The effect of the deposition sequence on the electrical properties was compared in experiment III. The deposition sequence of composite films on silicon was first Ta2O5 and then Al2O3, which was defined as Si/(Ta2O5/Al2O3)n. Otherwise, it was defined as Si/(Al2O3/Ta2O5)n. Figure 6a, b depicts the leakage current behaviors and the curves of C-V. The current density of Si/(Ta2O5/Al2O3) film is higher than that of Si/(Al2O3/Ta2O5) film at the electric field of 4 MV/cm, and the breakdown field of Si/(Ta2O5/Al2O3) film is obviously weaker than that of Si/(Al2O3/Ta2O5) film.
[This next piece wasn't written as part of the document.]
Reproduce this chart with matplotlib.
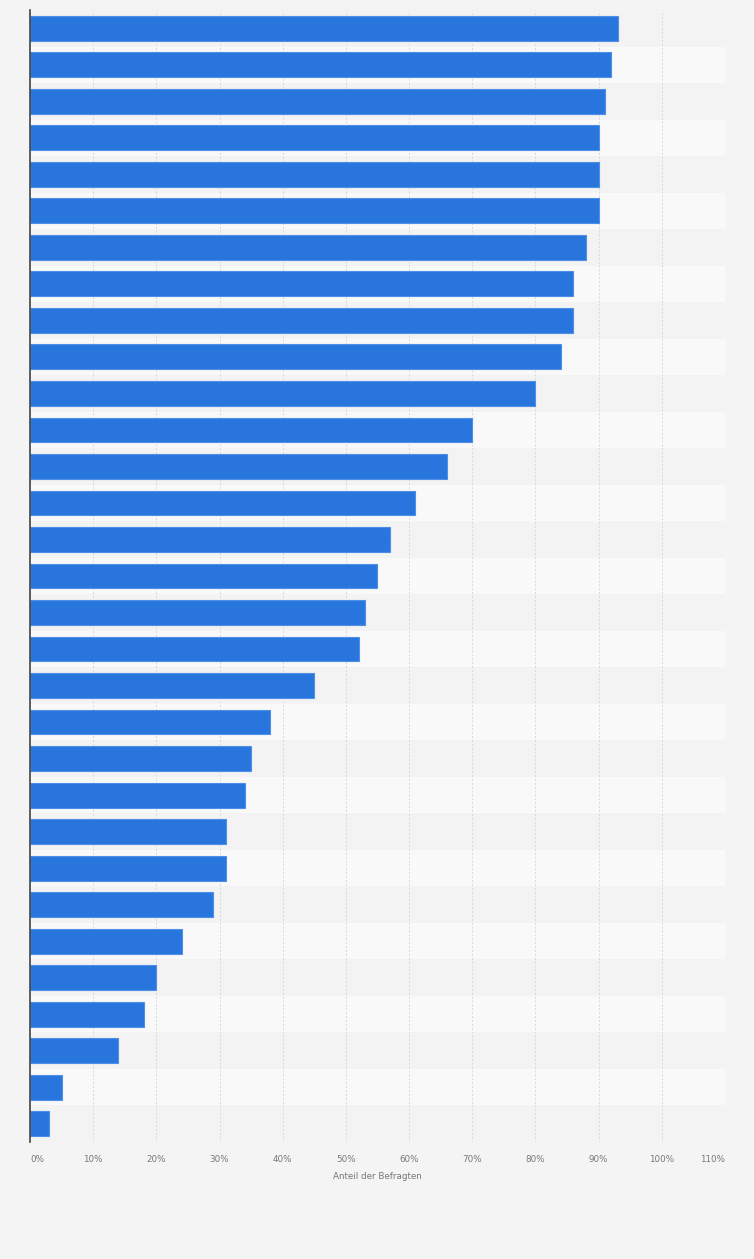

In addition, the hysteresis of the C-V curve for Si/(Ta2O5/Al2O3) film is obviously greater. It is reported that Al2O3 thin film has a low interface trap density [38, 39] and can improve interfacial properties [22]. It can be seen that there are lesser defects at the Si/Al2O3 interface compared to the Si/Ta2O5 interface. Moreover, the Al2O3 films are not permeable for oxygen diffusion. It can act as a barrier layer to cover Si in order to prevent the diffusion of oxygen in film toward Si/Al2O3 interface.

Fig. 6
figure 6

a The I-V and b the C-V behaviors of films with the different deposition sequence

The above results illustrate that film composition, structure, and interface state density act as the key factors to affect the electrical properties. A compromise property was obtained by mixing Al2O3 into Ta2O5 film. The increase of film crystallinity can not only increase the dielectric constant, but also increase the leakage current due to abundant grain boundary as a leakage path. Moreover, high interface state density should be avoided for the laminated or doped film on account of the negative influence on leakage current. Therefore, the amorphous dielectric film with high dielectric constant, relatively large band gap energy, and low interface state density may be a promising gate dielectric to replace SiO2. In addition, deposition technology also as a key factor has an important effect on electrical properties of gate dielectric.

Conclusions

Nanolayered Ta2O5-Al2O3 composite films were grown on n-type silicon by ALD. The overlapped temperature window for Ta2O5 and Al2O3 is 220~270 °C using pentakis(dimethylamino)tantalum as the Ta precursor and O3 as the oxidant. Nanolayered Ta2O5-Al2O3 composite films remain amorphous after annealing treatment at 700 °C. The formation of Ta2O5-Al2O3 composite films by introducing Al2O3 into Ta2O5 can decrease the leakage current effectively due to the excellent insulator for amorphous Al2O3, but lead to the decrease of the dielectric constant. Moreover, the interfaces in composite films are not conducive to prevent the leakage current. In addition, the deposition sequence of Si/(Al2O3/Ta2O5)n, Al2O3 as the first covering layer, reduces effectively the leakage current and the hysteresis effect due to its thermostability and barrier effect. Therefore, the electrical properties of Ta2O5-Al2O3 composite films could be regulated by adjusting components and structures via ALD to acquire relatively great dielectric constants and acceptable leakage currents.